You didn't do a very good job of describing your setup. Do you have
normal voice lines coming in and then going to VoIP, as in the ADIT is
providing analog to digital conversion for you to then plug into an
asterisk machine, or are you running the routing section of the ADIT and
using a data T1 for your VoIP?
Either way, don't _expect_ a modem to work with VoIP in the mix.
> Now, the carrier has replaced the hardware (breaking it twice in the
> process, leaving me to wonder how much of this they understand) and
> installed the latest hardware revision supposedly. They are claiming that
> high data usage is causing the voice issue. I don't buy it, and here's
> why:
> - The ADIT is designed to handle both and prioritize voice over data.

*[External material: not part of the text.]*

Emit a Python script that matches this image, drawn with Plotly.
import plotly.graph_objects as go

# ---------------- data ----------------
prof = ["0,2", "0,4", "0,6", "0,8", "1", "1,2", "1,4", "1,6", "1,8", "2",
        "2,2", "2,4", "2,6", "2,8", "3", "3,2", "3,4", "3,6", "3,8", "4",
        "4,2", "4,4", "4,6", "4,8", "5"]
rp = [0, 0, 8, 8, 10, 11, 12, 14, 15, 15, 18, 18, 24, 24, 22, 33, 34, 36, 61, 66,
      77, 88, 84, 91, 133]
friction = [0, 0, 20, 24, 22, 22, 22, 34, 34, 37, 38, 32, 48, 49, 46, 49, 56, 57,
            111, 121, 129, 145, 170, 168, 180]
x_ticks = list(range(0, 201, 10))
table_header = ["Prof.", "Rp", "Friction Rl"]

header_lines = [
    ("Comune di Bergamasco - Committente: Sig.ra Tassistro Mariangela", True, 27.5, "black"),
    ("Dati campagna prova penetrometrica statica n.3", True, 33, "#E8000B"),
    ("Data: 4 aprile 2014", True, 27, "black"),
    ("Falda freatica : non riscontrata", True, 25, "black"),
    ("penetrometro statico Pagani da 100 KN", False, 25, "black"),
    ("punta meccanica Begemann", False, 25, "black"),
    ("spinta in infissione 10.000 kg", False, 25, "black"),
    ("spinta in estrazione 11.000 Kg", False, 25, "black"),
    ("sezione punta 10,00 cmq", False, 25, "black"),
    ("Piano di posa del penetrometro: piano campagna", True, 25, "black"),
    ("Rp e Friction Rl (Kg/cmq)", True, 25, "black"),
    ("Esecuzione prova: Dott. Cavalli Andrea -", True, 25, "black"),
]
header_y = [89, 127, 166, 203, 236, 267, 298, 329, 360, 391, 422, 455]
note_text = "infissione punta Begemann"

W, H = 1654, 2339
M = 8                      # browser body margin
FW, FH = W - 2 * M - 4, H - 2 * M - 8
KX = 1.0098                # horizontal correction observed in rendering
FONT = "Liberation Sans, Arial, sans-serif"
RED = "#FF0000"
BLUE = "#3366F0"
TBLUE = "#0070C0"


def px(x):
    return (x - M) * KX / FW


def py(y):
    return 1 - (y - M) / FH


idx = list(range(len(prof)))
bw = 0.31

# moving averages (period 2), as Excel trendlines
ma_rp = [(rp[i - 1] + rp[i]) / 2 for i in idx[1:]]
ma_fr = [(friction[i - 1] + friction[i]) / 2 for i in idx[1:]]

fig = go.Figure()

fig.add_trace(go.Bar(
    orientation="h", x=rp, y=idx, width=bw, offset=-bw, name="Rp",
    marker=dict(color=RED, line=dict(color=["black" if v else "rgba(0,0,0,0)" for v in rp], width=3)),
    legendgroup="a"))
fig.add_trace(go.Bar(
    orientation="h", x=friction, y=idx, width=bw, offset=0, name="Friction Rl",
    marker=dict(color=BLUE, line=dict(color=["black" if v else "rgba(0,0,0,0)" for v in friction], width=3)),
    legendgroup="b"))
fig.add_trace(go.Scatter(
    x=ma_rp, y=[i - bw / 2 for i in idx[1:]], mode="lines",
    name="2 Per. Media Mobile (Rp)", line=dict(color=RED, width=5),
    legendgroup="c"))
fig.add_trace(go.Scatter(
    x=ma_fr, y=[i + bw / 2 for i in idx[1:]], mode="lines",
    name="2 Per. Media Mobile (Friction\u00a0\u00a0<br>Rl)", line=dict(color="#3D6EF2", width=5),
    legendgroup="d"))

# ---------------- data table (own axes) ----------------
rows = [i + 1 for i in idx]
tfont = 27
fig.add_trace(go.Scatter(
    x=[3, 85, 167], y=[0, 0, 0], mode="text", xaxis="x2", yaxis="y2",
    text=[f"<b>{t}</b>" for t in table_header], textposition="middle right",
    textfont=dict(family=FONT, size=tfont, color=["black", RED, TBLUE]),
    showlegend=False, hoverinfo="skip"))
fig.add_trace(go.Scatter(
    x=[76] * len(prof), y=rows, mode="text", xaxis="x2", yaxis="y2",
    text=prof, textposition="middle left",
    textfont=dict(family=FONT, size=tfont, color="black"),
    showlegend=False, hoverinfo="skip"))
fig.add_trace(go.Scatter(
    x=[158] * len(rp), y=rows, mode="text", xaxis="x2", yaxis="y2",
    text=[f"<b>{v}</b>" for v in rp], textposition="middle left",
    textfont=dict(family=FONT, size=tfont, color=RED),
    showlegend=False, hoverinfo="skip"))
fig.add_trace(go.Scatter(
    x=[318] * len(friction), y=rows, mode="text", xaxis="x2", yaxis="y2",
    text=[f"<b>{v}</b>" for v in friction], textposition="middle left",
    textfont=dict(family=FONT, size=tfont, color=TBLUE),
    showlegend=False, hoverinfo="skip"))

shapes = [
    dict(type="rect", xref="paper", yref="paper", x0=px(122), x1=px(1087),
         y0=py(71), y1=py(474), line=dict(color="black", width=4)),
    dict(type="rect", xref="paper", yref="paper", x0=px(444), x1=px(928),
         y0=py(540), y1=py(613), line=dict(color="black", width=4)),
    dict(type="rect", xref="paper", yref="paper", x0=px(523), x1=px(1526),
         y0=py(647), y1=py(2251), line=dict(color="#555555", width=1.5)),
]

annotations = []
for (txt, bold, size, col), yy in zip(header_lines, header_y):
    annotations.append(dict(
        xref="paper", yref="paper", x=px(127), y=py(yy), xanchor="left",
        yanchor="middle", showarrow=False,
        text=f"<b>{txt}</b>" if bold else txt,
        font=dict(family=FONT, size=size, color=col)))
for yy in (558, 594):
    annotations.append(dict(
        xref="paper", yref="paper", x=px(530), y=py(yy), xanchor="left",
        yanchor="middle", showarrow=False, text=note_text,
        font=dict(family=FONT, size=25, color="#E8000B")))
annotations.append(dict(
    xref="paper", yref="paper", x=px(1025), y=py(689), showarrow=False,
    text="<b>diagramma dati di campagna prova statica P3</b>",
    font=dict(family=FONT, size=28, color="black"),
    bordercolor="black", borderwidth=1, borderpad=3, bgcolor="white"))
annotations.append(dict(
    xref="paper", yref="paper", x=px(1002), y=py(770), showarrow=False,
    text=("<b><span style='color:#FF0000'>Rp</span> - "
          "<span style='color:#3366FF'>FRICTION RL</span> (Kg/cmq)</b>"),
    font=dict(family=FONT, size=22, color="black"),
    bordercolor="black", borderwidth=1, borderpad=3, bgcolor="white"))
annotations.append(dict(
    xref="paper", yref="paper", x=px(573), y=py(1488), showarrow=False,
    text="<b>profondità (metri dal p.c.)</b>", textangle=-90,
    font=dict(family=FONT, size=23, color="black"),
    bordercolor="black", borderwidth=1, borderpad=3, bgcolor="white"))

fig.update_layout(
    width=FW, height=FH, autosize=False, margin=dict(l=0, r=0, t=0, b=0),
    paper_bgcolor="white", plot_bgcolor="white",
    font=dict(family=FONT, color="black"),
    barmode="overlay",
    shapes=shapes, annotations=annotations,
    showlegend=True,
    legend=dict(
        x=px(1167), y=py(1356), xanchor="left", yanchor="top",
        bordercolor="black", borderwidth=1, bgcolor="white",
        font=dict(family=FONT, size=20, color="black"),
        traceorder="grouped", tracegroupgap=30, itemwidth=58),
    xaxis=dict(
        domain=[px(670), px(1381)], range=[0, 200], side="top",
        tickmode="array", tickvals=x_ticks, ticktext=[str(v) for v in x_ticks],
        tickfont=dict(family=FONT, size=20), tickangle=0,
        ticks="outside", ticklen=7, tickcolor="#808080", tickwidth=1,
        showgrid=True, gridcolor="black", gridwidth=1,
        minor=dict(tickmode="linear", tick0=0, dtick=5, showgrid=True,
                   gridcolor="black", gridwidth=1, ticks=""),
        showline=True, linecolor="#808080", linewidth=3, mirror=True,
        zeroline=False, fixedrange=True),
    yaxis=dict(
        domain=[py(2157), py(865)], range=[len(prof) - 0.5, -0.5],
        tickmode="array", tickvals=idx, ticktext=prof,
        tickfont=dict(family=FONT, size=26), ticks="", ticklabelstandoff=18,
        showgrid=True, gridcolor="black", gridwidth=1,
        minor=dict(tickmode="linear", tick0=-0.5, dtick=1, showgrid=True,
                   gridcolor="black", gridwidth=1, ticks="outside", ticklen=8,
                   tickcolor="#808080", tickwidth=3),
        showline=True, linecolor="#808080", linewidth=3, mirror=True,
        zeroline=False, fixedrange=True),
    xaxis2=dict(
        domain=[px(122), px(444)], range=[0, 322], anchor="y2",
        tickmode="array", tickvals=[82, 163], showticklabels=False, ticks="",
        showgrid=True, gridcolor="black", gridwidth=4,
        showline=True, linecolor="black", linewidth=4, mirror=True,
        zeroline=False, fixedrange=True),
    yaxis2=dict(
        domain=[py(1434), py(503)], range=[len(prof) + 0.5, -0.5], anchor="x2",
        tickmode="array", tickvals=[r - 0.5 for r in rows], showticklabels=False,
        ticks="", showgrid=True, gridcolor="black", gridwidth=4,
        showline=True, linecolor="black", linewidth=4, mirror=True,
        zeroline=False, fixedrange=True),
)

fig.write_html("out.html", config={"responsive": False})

> This therefore has to use the assumption that no matter what, data will
> attempt to run at full speed, and the ADIT will throttle it back as
> necessary. The carrier claims that using data at high speed will overload
> the CPU causing dropped calls. Computers connect at 100mbit ethernet -
> unsure what he wants me to do here. I call BS on this one, and in fact
> did, with silence as the response.
Last I checked, the router in the ADIT doesn't do any prioritizing. It
assigns x channels to the router and lets it deal with the conversion to
ethernet. Any left over channels are configured to be voice lines that
are standard 56 or 64kbit sections of time. No overlap at all. Since
there isn't an overlap, the data section couldn't affect a voice
channel. IF you are using a VoIP out the data line, then that may very
well be your problem.
> - I have enabled packet queueing in my firewall, with a max outbound
> badnwidth of the T1 speed. This enables me to also monitor my realtime
> usage in 5 second polls. While pushing out around 300kbit (on a T1), the
> voice call I was on was choppy, and I had packet latency. 1.5Mbit or
> 300kbit seems to yield the same results.
If this is VoIP only T1, then thats fine. But if it shares channels with
voice, then you don't get a full T1 of data.
> - It happens consistently, even in low-usage times. My websites are dead
> at midnight, but phone calls still suck.
I'm assuming there may be a route this call takes via VoIP that runs
across sub par routers. This could be the problem.
> I have suggested a check of the physical line. The technicians coming out
> only seem to be able to console into the ADIT and break it, and apparently
> our idea that a simple BER test on the line might enlighten them has not
> been welcomed. Am I off-base here? Is there some setting or other check
> that can be done in the ADIT? I'd like to see the physical T1 validated
> but am becoming increasingly concerned that no one at this company knows
> how to do it (I'm hoping I don't need to bring in a Tberd and have them
> loop it, so I can do their job for them).
>
> I found something on here about the T1 slipping and/or getting bipolar
> violations. What else can I have these guys check?
In those cases you will experience alarms on the ADIT. You should check
and see if you see it go into error mode. Or one of those times you have
the telco guy out, ask him to see the statistics the machine provides
since it will tell you how long it spent in certain error modes. If it
doesn't show any errors, I would say your problem lies elsewhere.